Would you quote every entry exactly, dropping only the pictures?

Records contained in a dataset
--------------------------------------------------

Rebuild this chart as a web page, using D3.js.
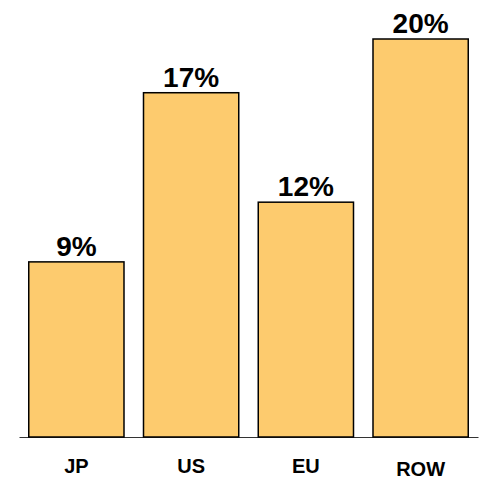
<!DOCTYPE html>
<html>
<head>
<meta charset="utf-8">
<script src="https://cdn.jsdelivr.net/npm/d3@7"></script>
<style>
  body { margin: 0; background: #fff; }
  text { font-family: "Liberation Sans", Arial, sans-serif; font-weight: bold; }
</style>
</head>
<body>
<div id="chart"></div>
<script>
// regions and their share (labels are rounded)
const regions = ["JP", "US", "EU", "ROW"];
const shares = [8.8, 17.3, 11.8, 20];

const width = 486, height = 480;
const margin = { top: 39, right: 8, bottom: 43, left: 19 };

const svg = d3.select("#chart")
    .append("svg")
    .attr("width", width)
    .attr("height", height);

const x = d3.scaleBand()
    .domain(regions)
    .range([margin.left, width - margin.right])
    .paddingInner(0.17)
    .paddingOuter(0.085);

const y = d3.scaleLinear()
    .domain([0, d3.max(shares)])
    .range([height - margin.bottom, margin.top]);

const data = regions.map((r, i) => ({ region: r, value: shares[i] }));

// baseline axis
const axis = d3.axisBottom(x).tickSize(0).tickFormat("");
svg.append("g")
    .attr("transform", `translate(0,${y(0)})`)
    .call(axis)
    .call(g => g.select(".domain").attr("stroke", "#333").attr("stroke-width", 1));

// bars
svg.selectAll("rect.bar")
    .data(data)
    .join("rect")
    .attr("class", "bar")
    .attr("x", d => x(d.region))
    .attr("y", d => y(d.value))
    .attr("width", x.bandwidth())
    .attr("height", d => y(0) - y(d.value))
    .attr("fill", "#fdcb6e")
    .attr("stroke", "#000")
    .attr("stroke-width", 1.5);

// value labels
svg.selectAll("text.val")
    .data(data)
    .join("text")
    .attr("class", "val")
    .attr("x", d => x(d.region) + x.bandwidth() / 2)
    .attr("y", d => y(d.value) - 6)
    .attr("text-anchor", "middle")
    .style("font-size", "28px")
    .text(d => Math.round(d.value) + "%");

// category labels
svg.selectAll("text.cat")
    .data(data)
    .join("text")
    .attr("class", "cat")
    .attr("x", d => x(d.region) + x.bandwidth() / 2)
    .attr("y", d => d.region === "ROW" ? 476 : 473)
    .attr("text-anchor", "middle")
    .style("font-size", "20px")
    .text(d => d.region);
</script>
</body>
</html>
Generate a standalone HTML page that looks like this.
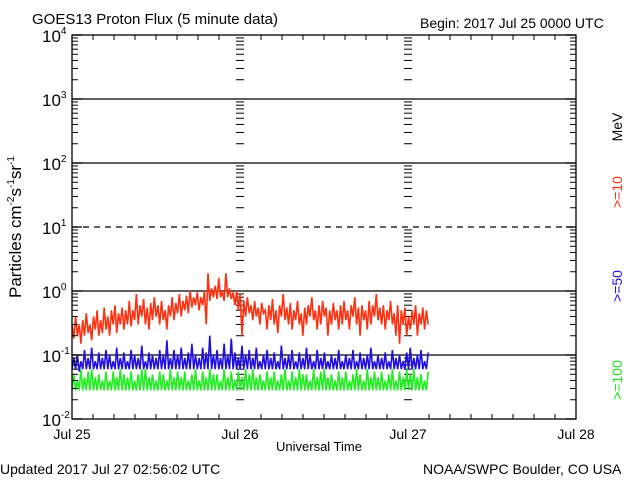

--------------------------------------------------

• **OUTPUT FOR THIS EXERCISE**:
Rebuild this chart as a web page, using D3.js.
<!DOCTYPE html>
<html>
<head>
<meta charset="utf-8">
<script src="https://cdn.jsdelivr.net/npm/d3@7"></script>
<style>
  body { margin: 0; background: #fff; }
  text { font-family: "Liberation Sans", Arial, sans-serif; font-weight: bold; }
</style>
</head>
<body>
<div id="chart"></div>
<script>
// regions and their share (labels are rounded)
const regions = ["JP", "US", "EU", "ROW"];
const shares = [8.8, 17.3, 11.8, 20];

const width = 486, height = 480;
const margin = { top: 39, right: 8, bottom: 43, left: 19 };

const svg = d3.select("#chart")
    .append("svg")
    .attr("width", width)
    .attr("height", height);

const x = d3.scaleBand()
    .domain(regions)
    .range([margin.left, width - margin.right])
    .paddingInner(0.17)
    .paddingOuter(0.085);

const y = d3.scaleLinear()
    .domain([0, d3.max(shares)])
    .range([height - margin.bottom, margin.top]);

const data = regions.map((r, i) => ({ region: r, value: shares[i] }));

// baseline axis
const axis = d3.axisBottom(x).tickSize(0).tickFormat("");
svg.append("g")
    .attr("transform", `translate(0,${y(0)})`)
    .call(axis)
    .call(g => g.select(".domain").attr("stroke", "#333").attr("stroke-width", 1));

// bars
svg.selectAll("rect.bar")
    .data(data)
    .join("rect")
    .attr("class", "bar")
    .attr("x", d => x(d.region))
    .attr("y", d => y(d.value))
    .attr("width", x.bandwidth())
    .attr("height", d => y(0) - y(d.value))
    .attr("fill", "#fdcb6e")
    .attr("stroke", "#000")
    .attr("stroke-width", 1.5);

// value labels
svg.selectAll("text.val")
    .data(data)
    .join("text")
    .attr("class", "val")
    .attr("x", d => x(d.region) + x.bandwidth() / 2)
    .attr("y", d => y(d.value) - 6)
    .attr("text-anchor", "middle")
    .style("font-size", "28px")
    .text(d => Math.round(d.value) + "%");

// category labels
svg.selectAll("text.cat")
    .data(data)
    .join("text")
    .attr("class", "cat")
    .attr("x", d => x(d.region) + x.bandwidth() / 2)
    .attr("y", d => d.region === "ROW" ? 476 : 473)
    .attr("text-anchor", "middle")
    .style("font-size", "20px")
    .text(d => d.region);
</script>
</body>
</html>
Generate a standalone HTML page that looks like this.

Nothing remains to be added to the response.